Princeton University Press is handing out book development grants based on race, part of a program for "Black, Indigenous, and People of Color" that top civil rights lawyers say violates federal law.
The publisher, which is independent of Princeton University, has since 2021 been running the "Supporting Diverse Voices" initiative, which pairs minority authors with "book coaches" who help them write book proposals. The first round of grants was for "Woman, transgender, and gender-expansive authors in science and mathematics," according to the program's website. The next three rounds were for "BIPOC scholars" in the social sciences, humanities, and hard sciences. A fifth round will open on February 1 for minorities in social science.
Though the publisher calls these collaborations "grants," they appear to be contracts based on the terms of the program. In exchange for coaching, the program website states, "grantees agree to give [Princeton University Press] the right to consider the resulting proposals exclusively, before they are submitted to any other publishers for consideration." That means the grants likely violate the Civil Rights Act of 1866, which bans race discrimination in contracting.
"Absolutely contracts awarded on the basis of race are illegal," said Adam Mortara, the lead trial lawyer for the plaintiffs in Students for Fair Admissions v. Harvard, the Supreme Court case that could outlaw affirmative action in higher education. "I'm fairly certain the publisher's counsel could not possibly have blessed this violation of federal law."
Three other lawyers—Dan Morenoff at the American Civil Rights Project, David Bernstein at George Mason University law school, and Gail Heriot at the University of San Diego law school—echoed Mortara's analysis, saying the program was almost certainly illegal.
"It's as if they think the law no longer applies to them," said Heriot, who also sits on the U.S. Commission on Civil Rights. "What worries me is that with the present administration, they may be right."
The director of Princeton University Press, Christie Henry, declined to comment, writing only to confirm that the publisher is legally separate from the university.

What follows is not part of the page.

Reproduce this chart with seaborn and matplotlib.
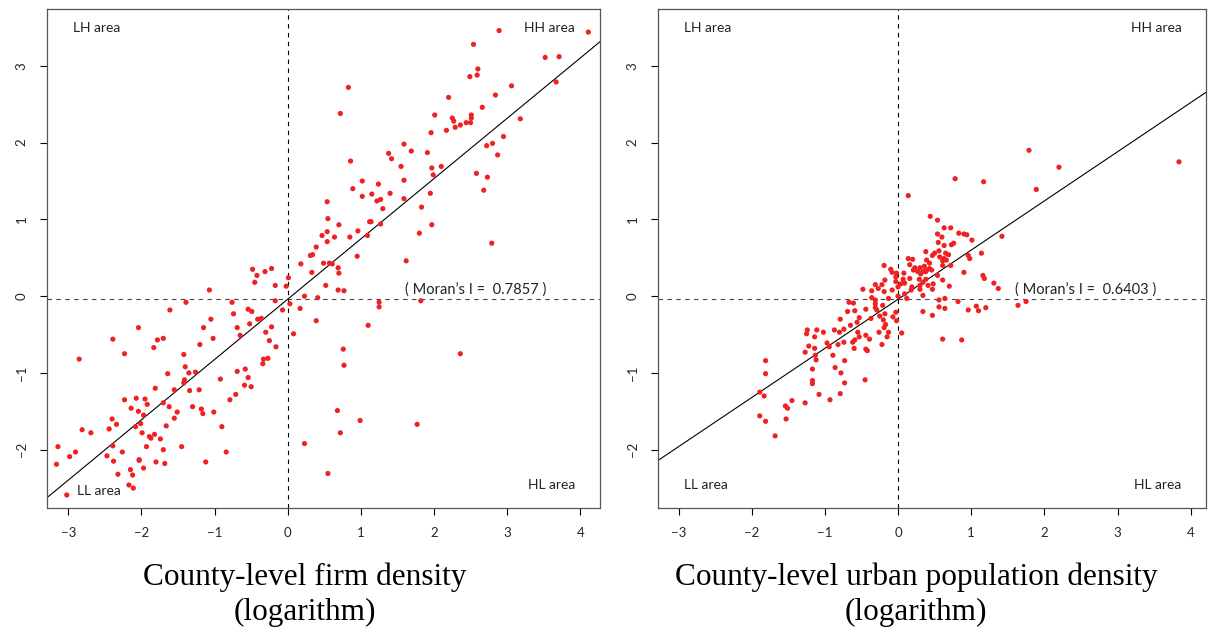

The grants are part of the parade of race-conscious programs, both public and private, that have swept through the United States since 2020. The Biden administration denied pandemic relief funds to white-owned restaurants. State governments and private hospitals rationed scarce COVID treatments based on race. Major corporations, including Pfizer, Amazon, Google, and Starbucks, have faced legal scrutiny over their minority-only fellowships.
The trend has been especially acute in academia, where lawsuits haven't deterred schools from running racially discriminatory programs. Harvard University and the University of North Carolina at Chapel Hill between them have at least six programs that bar white applicants—even as the schools' affirmative action policies are under review by the Supreme Court.
Other than Princeton University Press, most academic publishers have steered clear of overt quotas. A grant program at MIT Press, for example, focuses on "excluded and chronically underrepresented" groups but does not specify any racial criteria for the grants.
The program nonetheless makes clear what its priorities are.
"The lived experience of negotiating a white supremacist, ableist, and patriarchal society from a minoritized position requires sophistication and resourcefulness that can inform innovative research and scholarship," a press release for the program reads. "We value lived experience and recognize that it is a vital form of knowledge."